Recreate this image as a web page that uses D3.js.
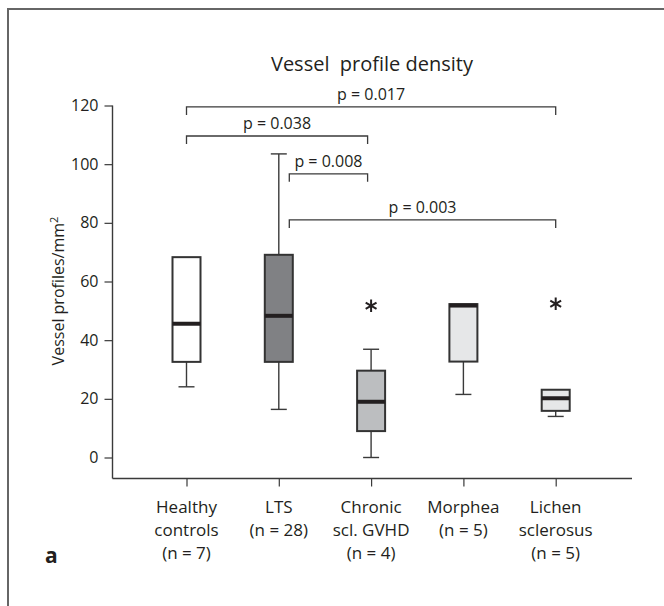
<!DOCTYPE html>
<html>
<head>
<meta charset="utf-8">
<script src="https://cdn.jsdelivr.net/npm/d3@7"></script>
<style>
  body { margin: 0; background: #fff; }
  svg text { font-family: "Open Sans", "Liberation Sans", Arial, sans-serif; fill: #231f20; }
</style>
</head>
<body>
<div id="chart-area"></div>
<script>
// groups and their axis labels
var groups = ['Healthy', 'LTS', 'Chronic', 'Morphea', 'Lichen'];
var groupLabels = [
	['Healthy', 'controls', '(n = 7)'],
	['LTS', '(n = 28)'],
	['Chronic', 'scl. GVHD', '(n = 4)'],
	['Morphea', '(n = 5)'],
	['Lichen', 'sclerosus', '(n = 5)']
];

// box plot values
var lowWhisker = [24.1, 16.4, 0, 21.5, 14.0];
var q1 = [32.6, 32.6, 9.0, 32.7, 15.9];
var median = [45.6, 48.3, 19.0, 51.8, 20.2];
var q3 = [68.3, 69.1, 29.6, 52.3, 23.1];
var highWhisker = [68.3, 103.5, 36.9, 52.3, 23.1];
var outliers = [null, null, 51.7, null, 52.4];
var boxFill = ['#ffffff', '#808184', '#bcbec0', '#e6e7e8', '#e6e7e8'];

// significance brackets
var bracketFrom = ['Healthy', 'Healthy', 'LTS', 'LTS'];
var bracketTo = ['Lichen', 'Chronic', 'Chronic', 'Lichen'];
var bracketLevel = [119.5, 109.6, 96.7, 81.0];
var bracketText = ['p = 0.017', 'p = 0.038', 'p = 0.008', 'p = 0.003'];

var yTicks = [0, 20, 40, 60, 80, 100, 120];

var W = 664, H = 606;
var svg = d3.select('#chart-area').append('svg')
	.attr('width', W)
	.attr('height', H);

// panel frame (top + left edges only)
svg.append('path')
	.attr('d', 'M8,606 L8,9 L664,9')
	.attr('fill', 'none')
	.attr('stroke', '#666')
	.attr('stroke-width', 2);

var x = d3.scalePoint().domain(groups).range([186.5, 555.7]);
var y = d3.scaleLinear().domain([0, 120]).range([457.5, 105.5]);
var axisLeftX = 112.5, axisBottomY = 478.5;
var boxW = 28, capW = 16;
var ink = '#3a3a3a';

// y axis
var yAxis = svg.append('g')
	.attr('transform', `translate(${axisLeftX},0)`)
	.call(d3.axisLeft(y).tickValues(yTicks).tickSize(8).tickPadding(6).tickSizeOuter(0));
yAxis.select('.domain').remove();
yAxis.selectAll('line').attr('stroke', ink).attr('stroke-width', 1.2);
yAxis.selectAll('text').attr('font-size', '16px').attr('fill', '#231f20')
	.style('font-family', '"Open Sans", "Liberation Sans", Arial, sans-serif');

svg.append('line')
	.attr('x1', axisLeftX).attr('x2', axisLeftX)
	.attr('y1', y(120)).attr('y2', axisBottomY)
	.attr('stroke', ink).attr('stroke-width', 1.4);

// x axis
var xAxis = svg.append('g')
	.attr('transform', `translate(0,${axisBottomY})`)
	.call(d3.axisBottom(x).tickSize(8).tickFormat(''));
xAxis.select('.domain').remove();
xAxis.selectAll('line').attr('stroke', ink).attr('stroke-width', 1.2);

svg.append('line')
	.attr('x1', axisLeftX).attr('x2', 632)
	.attr('y1', axisBottomY).attr('y2', axisBottomY)
	.attr('stroke', ink).attr('stroke-width', 1.4);

// category labels
groupLabels.forEach((lines, i) => {
	var t = svg.append('text')
		.attr('text-anchor', 'middle')
		.attr('font-size', '17px');
	lines.forEach((line, j) => {
		t.append('tspan')
			.attr('x', x(groups[i]))
			.attr('y', 513 + j * 23)
			.text(line);
	});
});

// axis title
svg.append('text')
	.attr('transform', `translate(64,291) rotate(-90)`)
	.attr('text-anchor', 'middle')
	.attr('font-size', '16px')
	.html('Vessel profiles/mm<tspan dy="-6" font-size="11px">2</tspan>');

// chart title
svg.append('text')
	.attr('x', 372)
	.attr('y', 71)
	.attr('text-anchor', 'middle')
	.attr('font-size', '20px')
	.attr('xml:space', 'preserve')
	.style('white-space', 'pre')
	.text('Vessel  profile density');

// panel letter
svg.append('text')
	.attr('x', 45)
	.attr('y', 563)
	.attr('font-size', '21px')
	.attr('font-weight', 'bold')
	.text('a');

// boxes
var box = svg.selectAll('.box').data(groups).enter().append('g').attr('class', 'box');

box.filter((d, i) => highWhisker[i] > q3[i]).append('line')
	.attr('x1', d => x(d)).attr('x2', d => x(d))
	.attr('y1', d => y(q3[groups.indexOf(d)]))
	.attr('y2', d => y(highWhisker[groups.indexOf(d)]))
	.attr('stroke', ink).attr('stroke-width', 1.4);
box.filter((d, i) => highWhisker[i] > q3[i]).append('line')
	.attr('x1', d => x(d) - capW / 2).attr('x2', d => x(d) + capW / 2)
	.attr('y1', d => y(highWhisker[groups.indexOf(d)]))
	.attr('y2', d => y(highWhisker[groups.indexOf(d)]))
	.attr('stroke', ink).attr('stroke-width', 1.4);

box.append('line')
	.attr('x1', d => x(d)).attr('x2', d => x(d))
	.attr('y1', (d, i) => y(q1[i]))
	.attr('y2', (d, i) => y(lowWhisker[i]))
	.attr('stroke', ink).attr('stroke-width', 1.4);
box.append('line')
	.attr('x1', d => x(d) - capW / 2).attr('x2', d => x(d) + capW / 2)
	.attr('y1', (d, i) => y(lowWhisker[i]))
	.attr('y2', (d, i) => y(lowWhisker[i]))
	.attr('stroke', ink).attr('stroke-width', 1.4);

box.append('rect')
	.attr('x', d => x(d) - boxW / 2)
	.attr('width', boxW)
	.attr('y', (d, i) => y(q3[i]))
	.attr('height', (d, i) => y(q1[i]) - y(q3[i]))
	.attr('fill', (d, i) => boxFill[i])
	.attr('stroke', '#333')
	.attr('stroke-width', 2);

box.append('line')
	.attr('x1', d => x(d) - boxW / 2).attr('x2', d => x(d) + boxW / 2)
	.attr('y1', (d, i) => y(median[i]))
	.attr('y2', (d, i) => y(median[i]))
	.attr('stroke', '#231f20').attr('stroke-width', 4);

// outliers drawn as asterisks
var star = d3.symbolAsterisk ? d3.symbol().type(d3.symbolAsterisk).size(110) : null;
groups.forEach((g, i) => {
	if (outliers[i] == null) return;
	if (star) {
		svg.append('path')
			.attr('transform', `translate(${x(g)},${y(outliers[i])})`)
			.attr('d', star())
			.attr('fill', 'none')
			.attr('stroke', '#231f20')
			.attr('stroke-width', 2);
	} else {
		svg.append('text')
			.attr('x', x(g)).attr('y', y(outliers[i]) + 14)
			.attr('text-anchor', 'middle')
			.attr('font-size', '26px')
			.text('*');
	}
});

// significance brackets
var insetLeft = { LTS: 10.5 };
var insetRight = { Chronic: -3.5 };
bracketText.forEach((label, i) => {
	var x1 = x(bracketFrom[i]) + (insetLeft[bracketFrom[i]] || 0);
	var x2 = x(bracketTo[i]) + (insetRight[bracketTo[i]] || 0);
	var yy = y(bracketLevel[i]);
	svg.append('path')
		.attr('d', `M${x1},${yy + 8} L${x1},${yy} L${x2},${yy} L${x2},${yy + 8}`)
		.attr('fill', 'none')
		.attr('stroke', ink)
		.attr('stroke-width', 1.3);
	svg.append('text')
		.attr('x', (x1 + x2) / 2)
		.attr('y', yy - 7)
		.attr('text-anchor', 'middle')
		.attr('font-size', '16px')
		.text(label);
});
</script>
</body>
</html>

Work required ::
The data above should be repeated exactly, minus any pictures.

The output ::
Recreate this image as a web page that uses D3.js.
<!DOCTYPE html>
<html>
<head>
<meta charset="utf-8">
<script src="https://cdn.jsdelivr.net/npm/d3@7"></script>
<style>
  body { margin: 0; background: #fff; }
  svg text { font-family: "Open Sans", "Liberation Sans", Arial, sans-serif; fill: #231f20; }
</style>
</head>
<body>
<div id="chart-area"></div>
<script>
// groups and their axis labels
var groups = ['Healthy', 'LTS', 'Chronic', 'Morphea', 'Lichen'];
var groupLabels = [
	['Healthy', 'controls', '(n = 7)'],
	['LTS', '(n = 28)'],
	['Chronic', 'scl. GVHD', '(n = 4)'],
	['Morphea', '(n = 5)'],
	['Lichen', 'sclerosus', '(n = 5)']
];

// box plot values
var lowWhisker = [24.1, 16.4, 0, 21.5, 14.0];
var q1 = [32.6, 32.6, 9.0, 32.7, 15.9];
var median = [45.6, 48.3, 19.0, 51.8, 20.2];
var q3 = [68.3, 69.1, 29.6, 52.3, 23.1];
var highWhisker = [68.3, 103.5, 36.9, 52.3, 23.1];
var outliers = [null, null, 51.7, null, 52.4];
var boxFill = ['#ffffff', '#808184', '#bcbec0', '#e6e7e8', '#e6e7e8'];

// significance brackets
var bracketFrom = ['Healthy', 'Healthy', 'LTS', 'LTS'];
var bracketTo = ['Lichen', 'Chronic', 'Chronic', 'Lichen'];
var bracketLevel = [119.5, 109.6, 96.7, 81.0];
var bracketText = ['p = 0.017', 'p = 0.038', 'p = 0.008', 'p = 0.003'];

var yTicks = [0, 20, 40, 60, 80, 100, 120];

var W = 664, H = 606;
var svg = d3.select('#chart-area').append('svg')
	.attr('width', W)
	.attr('height', H);

// panel frame (top + left edges only)
svg.append('path')
	.attr('d', 'M8,606 L8,9 L664,9')
	.attr('fill', 'none')
	.attr('stroke', '#666')
	.attr('stroke-width', 2);

var x = d3.scalePoint().domain(groups).range([186.5, 555.7]);
var y = d3.scaleLinear().domain([0, 120]).range([457.5, 105.5]);
var axisLeftX = 112.5, axisBottomY = 478.5;
var boxW = 28, capW = 16;
var ink = '#3a3a3a';

// y axis
var yAxis = svg.append('g')
	.attr('transform', `translate(${axisLeftX},0)`)
	.call(d3.axisLeft(y).tickValues(yTicks).tickSize(8).tickPadding(6).tickSizeOuter(0));
yAxis.select('.domain').remove();
yAxis.selectAll('line').attr('stroke', ink).attr('stroke-width', 1.2);
yAxis.selectAll('text').attr('font-size', '16px').attr('fill', '#231f20')
	.style('font-family', '"Open Sans", "Liberation Sans", Arial, sans-serif');

svg.append('line')
	.attr('x1', axisLeftX).attr('x2', axisLeftX)
	.attr('y1', y(120)).attr('y2', axisBottomY)
	.attr('stroke', ink).attr('stroke-width', 1.4);

// x axis
var xAxis = svg.append('g')
	.attr('transform', `translate(0,${axisBottomY})`)
	.call(d3.axisBottom(x).tickSize(8).tickFormat(''));
xAxis.select('.domain').remove();
xAxis.selectAll('line').attr('stroke', ink).attr('stroke-width', 1.2);

svg.append('line')
	.attr('x1', axisLeftX).attr('x2', 632)
	.attr('y1', axisBottomY).attr('y2', axisBottomY)
	.attr('stroke', ink).attr('stroke-width', 1.4);

// category labels
groupLabels.forEach((lines, i) => {
	var t = svg.append('text')
		.attr('text-anchor', 'middle')
		.attr('font-size', '17px');
	lines.forEach((line, j) => {
		t.append('tspan')
			.attr('x', x(groups[i]))
			.attr('y', 513 + j * 23)
			.text(line);
	});
});

// axis title
svg.append('text')
	.attr('transform', `translate(64,291) rotate(-90)`)
	.attr('text-anchor', 'middle')
	.attr('font-size', '16px')
	.html('Vessel profiles/mm<tspan dy="-6" font-size="11px">2</tspan>');

// chart title
svg.append('text')
	.attr('x', 372)
	.attr('y', 71)
	.attr('text-anchor', 'middle')
	.attr('font-size', '20px')
	.attr('xml:space', 'preserve')
	.style('white-space', 'pre')
	.text('Vessel  profile density');

// panel letter
svg.append('text')
	.attr('x', 45)
	.attr('y', 563)
	.attr('font-size', '21px')
	.attr('font-weight', 'bold')
	.text('a');

// boxes
var box = svg.selectAll('.box').data(groups).enter().append('g').attr('class', 'box');

box.filter((d, i) => highWhisker[i] > q3[i]).append('line')
	.attr('x1', d => x(d)).attr('x2', d => x(d))
	.attr('y1', d => y(q3[groups.indexOf(d)]))
	.attr('y2', d => y(highWhisker[groups.indexOf(d)]))
	.attr('stroke', ink).attr('stroke-width', 1.4);
box.filter((d, i) => highWhisker[i] > q3[i]).append('line')
	.attr('x1', d => x(d) - capW / 2).attr('x2', d => x(d) + capW / 2)
	.attr('y1', d => y(highWhisker[groups.indexOf(d)]))
	.attr('y2', d => y(highWhisker[groups.indexOf(d)]))
	.attr('stroke', ink).attr('stroke-width', 1.4);

box.append('line')
	.attr('x1', d => x(d)).attr('x2', d => x(d))
	.attr('y1', (d, i) => y(q1[i]))
	.attr('y2', (d, i) => y(lowWhisker[i]))
	.attr('stroke', ink).attr('stroke-width', 1.4);
box.append('line')
	.attr('x1', d => x(d) - capW / 2).attr('x2', d => x(d) + capW / 2)
	.attr('y1', (d, i) => y(lowWhisker[i]))
	.attr('y2', (d, i) => y(lowWhisker[i]))
	.attr('stroke', ink).attr('stroke-width', 1.4);

box.append('rect')
	.attr('x', d => x(d) - boxW / 2)
	.attr('width', boxW)
	.attr('y', (d, i) => y(q3[i]))
	.attr('height', (d, i) => y(q1[i]) - y(q3[i]))
	.attr('fill', (d, i) => boxFill[i])
	.attr('stroke', '#333')
	.attr('stroke-width', 2);

box.append('line')
	.attr('x1', d => x(d) - boxW / 2).attr('x2', d => x(d) + boxW / 2)
	.attr('y1', (d, i) => y(median[i]))
	.attr('y2', (d, i) => y(median[i]))
	.attr('stroke', '#231f20').attr('stroke-width', 4);

// outliers drawn as asterisks
var star = d3.symbolAsterisk ? d3.symbol().type(d3.symbolAsterisk).size(110) : null;
groups.forEach((g, i) => {
	if (outliers[i] == null) return;
	if (star) {
		svg.append('path')
			.attr('transform', `translate(${x(g)},${y(outliers[i])})`)
			.attr('d', star())
			.attr('fill', 'none')
			.attr('stroke', '#231f20')
			.attr('stroke-width', 2);
	} else {
		svg.append('text')
			.attr('x', x(g)).attr('y', y(outliers[i]) + 14)
			.attr('text-anchor', 'middle')
			.attr('font-size', '26px')
			.text('*');
	}
});

// significance brackets
var insetLeft = { LTS: 10.5 };
var insetRight = { Chronic: -3.5 };
bracketText.forEach((label, i) => {
	var x1 = x(bracketFrom[i]) + (insetLeft[bracketFrom[i]] || 0);
	var x2 = x(bracketTo[i]) + (insetRight[bracketTo[i]] || 0);
	var yy = y(bracketLevel[i]);
	svg.append('path')
		.attr('d', `M${x1},${yy + 8} L${x1},${yy} L${x2},${yy} L${x2},${yy + 8}`)
		.attr('fill', 'none')
		.attr('stroke', ink)
		.attr('stroke-width', 1.3);
	svg.append('text')
		.attr('x', (x1 + x2) / 2)
		.attr('y', yy - 7)
		.attr('text-anchor', 'middle')
		.attr('font-size', '16px')
		.text(label);
});
</script>
</body>
</html>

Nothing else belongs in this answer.